:: SOURCE MATERIAL ::

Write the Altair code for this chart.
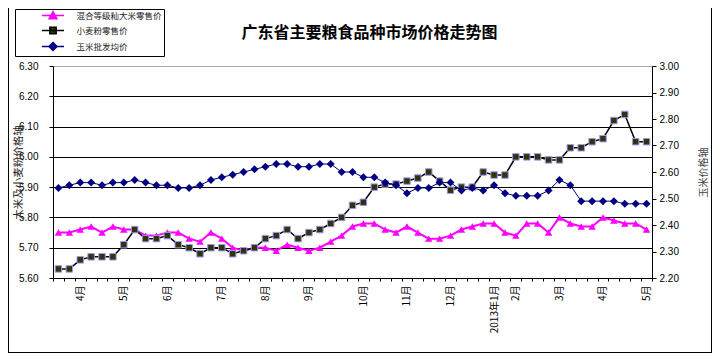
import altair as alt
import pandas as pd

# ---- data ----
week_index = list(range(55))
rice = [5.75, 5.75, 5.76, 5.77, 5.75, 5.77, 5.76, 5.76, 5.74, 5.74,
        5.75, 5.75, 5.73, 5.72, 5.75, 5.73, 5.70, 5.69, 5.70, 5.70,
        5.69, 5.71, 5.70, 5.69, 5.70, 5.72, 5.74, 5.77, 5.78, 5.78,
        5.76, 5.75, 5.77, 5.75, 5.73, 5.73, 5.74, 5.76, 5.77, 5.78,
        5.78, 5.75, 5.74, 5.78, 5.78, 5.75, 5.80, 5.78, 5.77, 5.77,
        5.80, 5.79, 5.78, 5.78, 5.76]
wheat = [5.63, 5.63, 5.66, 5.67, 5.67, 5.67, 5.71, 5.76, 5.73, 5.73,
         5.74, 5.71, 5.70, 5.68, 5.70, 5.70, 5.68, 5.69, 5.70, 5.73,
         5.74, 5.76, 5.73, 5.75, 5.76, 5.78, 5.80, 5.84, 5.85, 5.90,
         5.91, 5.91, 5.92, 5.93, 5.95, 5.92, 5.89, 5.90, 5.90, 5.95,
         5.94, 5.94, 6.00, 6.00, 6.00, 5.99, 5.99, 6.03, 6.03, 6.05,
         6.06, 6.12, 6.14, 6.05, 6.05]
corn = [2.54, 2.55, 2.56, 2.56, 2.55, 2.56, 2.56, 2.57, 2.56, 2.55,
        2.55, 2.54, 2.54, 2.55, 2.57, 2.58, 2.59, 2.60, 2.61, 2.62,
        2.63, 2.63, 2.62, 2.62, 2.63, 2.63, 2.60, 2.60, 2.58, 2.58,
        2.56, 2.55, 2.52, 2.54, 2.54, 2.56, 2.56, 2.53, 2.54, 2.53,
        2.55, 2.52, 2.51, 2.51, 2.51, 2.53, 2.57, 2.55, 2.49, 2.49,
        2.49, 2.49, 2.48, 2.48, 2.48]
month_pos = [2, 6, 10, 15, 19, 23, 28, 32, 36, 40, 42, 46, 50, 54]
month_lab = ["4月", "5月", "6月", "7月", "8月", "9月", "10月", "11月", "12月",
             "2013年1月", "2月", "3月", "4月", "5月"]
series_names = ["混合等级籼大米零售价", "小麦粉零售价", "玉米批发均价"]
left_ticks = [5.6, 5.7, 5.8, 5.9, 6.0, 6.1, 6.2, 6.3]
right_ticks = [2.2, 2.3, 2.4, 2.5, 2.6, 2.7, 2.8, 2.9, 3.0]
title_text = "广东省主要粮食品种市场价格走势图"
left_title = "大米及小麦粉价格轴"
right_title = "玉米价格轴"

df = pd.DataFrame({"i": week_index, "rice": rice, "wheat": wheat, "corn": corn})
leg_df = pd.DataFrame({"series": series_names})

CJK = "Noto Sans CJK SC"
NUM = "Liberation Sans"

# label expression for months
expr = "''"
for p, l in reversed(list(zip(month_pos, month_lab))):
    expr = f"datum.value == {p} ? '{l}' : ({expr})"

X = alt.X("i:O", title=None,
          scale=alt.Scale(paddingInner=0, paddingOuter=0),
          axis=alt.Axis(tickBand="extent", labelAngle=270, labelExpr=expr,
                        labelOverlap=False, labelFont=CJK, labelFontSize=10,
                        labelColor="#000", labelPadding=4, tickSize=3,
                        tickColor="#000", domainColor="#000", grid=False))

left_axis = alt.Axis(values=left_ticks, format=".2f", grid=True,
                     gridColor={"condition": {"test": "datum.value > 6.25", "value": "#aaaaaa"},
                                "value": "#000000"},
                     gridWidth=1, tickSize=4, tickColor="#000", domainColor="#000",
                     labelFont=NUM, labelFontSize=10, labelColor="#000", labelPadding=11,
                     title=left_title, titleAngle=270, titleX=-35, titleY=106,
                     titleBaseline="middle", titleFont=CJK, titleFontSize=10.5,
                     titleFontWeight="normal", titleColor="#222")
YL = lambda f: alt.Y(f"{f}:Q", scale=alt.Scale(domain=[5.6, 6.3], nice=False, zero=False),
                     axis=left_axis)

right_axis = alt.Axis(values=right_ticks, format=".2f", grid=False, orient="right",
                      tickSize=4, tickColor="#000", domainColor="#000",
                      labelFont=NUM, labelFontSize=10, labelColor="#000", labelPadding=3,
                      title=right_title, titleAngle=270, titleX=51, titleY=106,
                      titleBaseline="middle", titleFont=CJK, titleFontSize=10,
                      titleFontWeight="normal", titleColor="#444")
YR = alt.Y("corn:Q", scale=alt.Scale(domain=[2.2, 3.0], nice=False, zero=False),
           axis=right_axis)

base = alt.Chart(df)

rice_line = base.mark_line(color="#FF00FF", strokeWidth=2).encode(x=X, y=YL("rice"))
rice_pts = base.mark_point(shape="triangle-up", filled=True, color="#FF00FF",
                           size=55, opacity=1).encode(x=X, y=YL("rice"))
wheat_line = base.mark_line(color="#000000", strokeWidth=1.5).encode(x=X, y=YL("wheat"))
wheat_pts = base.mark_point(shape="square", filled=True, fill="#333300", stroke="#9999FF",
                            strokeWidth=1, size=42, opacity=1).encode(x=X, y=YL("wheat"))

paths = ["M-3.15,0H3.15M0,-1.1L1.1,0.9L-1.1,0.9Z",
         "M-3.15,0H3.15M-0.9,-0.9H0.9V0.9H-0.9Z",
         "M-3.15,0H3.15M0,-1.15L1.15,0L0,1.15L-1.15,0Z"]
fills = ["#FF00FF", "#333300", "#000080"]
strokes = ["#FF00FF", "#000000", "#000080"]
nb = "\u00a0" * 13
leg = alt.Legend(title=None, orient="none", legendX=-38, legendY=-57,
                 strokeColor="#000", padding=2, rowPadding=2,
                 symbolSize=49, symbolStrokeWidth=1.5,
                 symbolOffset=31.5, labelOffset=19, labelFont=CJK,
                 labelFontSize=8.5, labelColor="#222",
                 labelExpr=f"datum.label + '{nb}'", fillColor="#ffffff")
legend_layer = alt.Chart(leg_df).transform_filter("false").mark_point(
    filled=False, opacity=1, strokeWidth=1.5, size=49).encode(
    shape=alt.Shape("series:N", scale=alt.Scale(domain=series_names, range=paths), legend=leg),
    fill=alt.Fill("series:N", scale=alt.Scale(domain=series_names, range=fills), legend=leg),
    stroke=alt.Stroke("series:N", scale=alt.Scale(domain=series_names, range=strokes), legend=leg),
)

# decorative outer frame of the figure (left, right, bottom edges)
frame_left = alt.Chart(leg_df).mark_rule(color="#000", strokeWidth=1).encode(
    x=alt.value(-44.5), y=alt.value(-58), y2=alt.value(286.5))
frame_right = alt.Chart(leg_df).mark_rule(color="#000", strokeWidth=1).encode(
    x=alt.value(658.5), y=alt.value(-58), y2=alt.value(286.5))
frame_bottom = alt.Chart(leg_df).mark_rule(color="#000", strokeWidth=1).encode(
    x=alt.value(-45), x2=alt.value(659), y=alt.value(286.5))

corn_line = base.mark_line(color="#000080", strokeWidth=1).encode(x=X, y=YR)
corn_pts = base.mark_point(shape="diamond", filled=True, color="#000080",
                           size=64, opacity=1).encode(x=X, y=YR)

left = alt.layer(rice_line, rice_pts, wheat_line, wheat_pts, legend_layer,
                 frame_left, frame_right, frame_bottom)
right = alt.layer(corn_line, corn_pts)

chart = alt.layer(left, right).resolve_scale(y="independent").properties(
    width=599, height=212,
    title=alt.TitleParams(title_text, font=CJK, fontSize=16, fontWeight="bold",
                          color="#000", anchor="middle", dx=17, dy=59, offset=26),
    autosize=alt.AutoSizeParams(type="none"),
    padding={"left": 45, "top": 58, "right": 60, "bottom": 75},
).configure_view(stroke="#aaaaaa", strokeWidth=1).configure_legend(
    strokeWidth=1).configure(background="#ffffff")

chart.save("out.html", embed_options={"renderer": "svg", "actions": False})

:::
:: SOURCE MATERIAL ::

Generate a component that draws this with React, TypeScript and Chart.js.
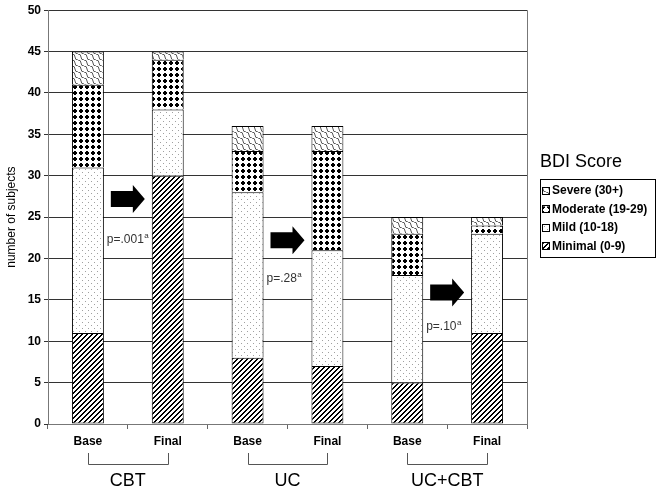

:::

Your task is to reproduce only the lines from the one with "Write the Altair code for this chart." through the one with "import pandas as pd", keeping both ends. Skip every picture.

SOLVED EXERCISE ▸
Write the Altair code for this chart.
import altair as alt
import pandas as pd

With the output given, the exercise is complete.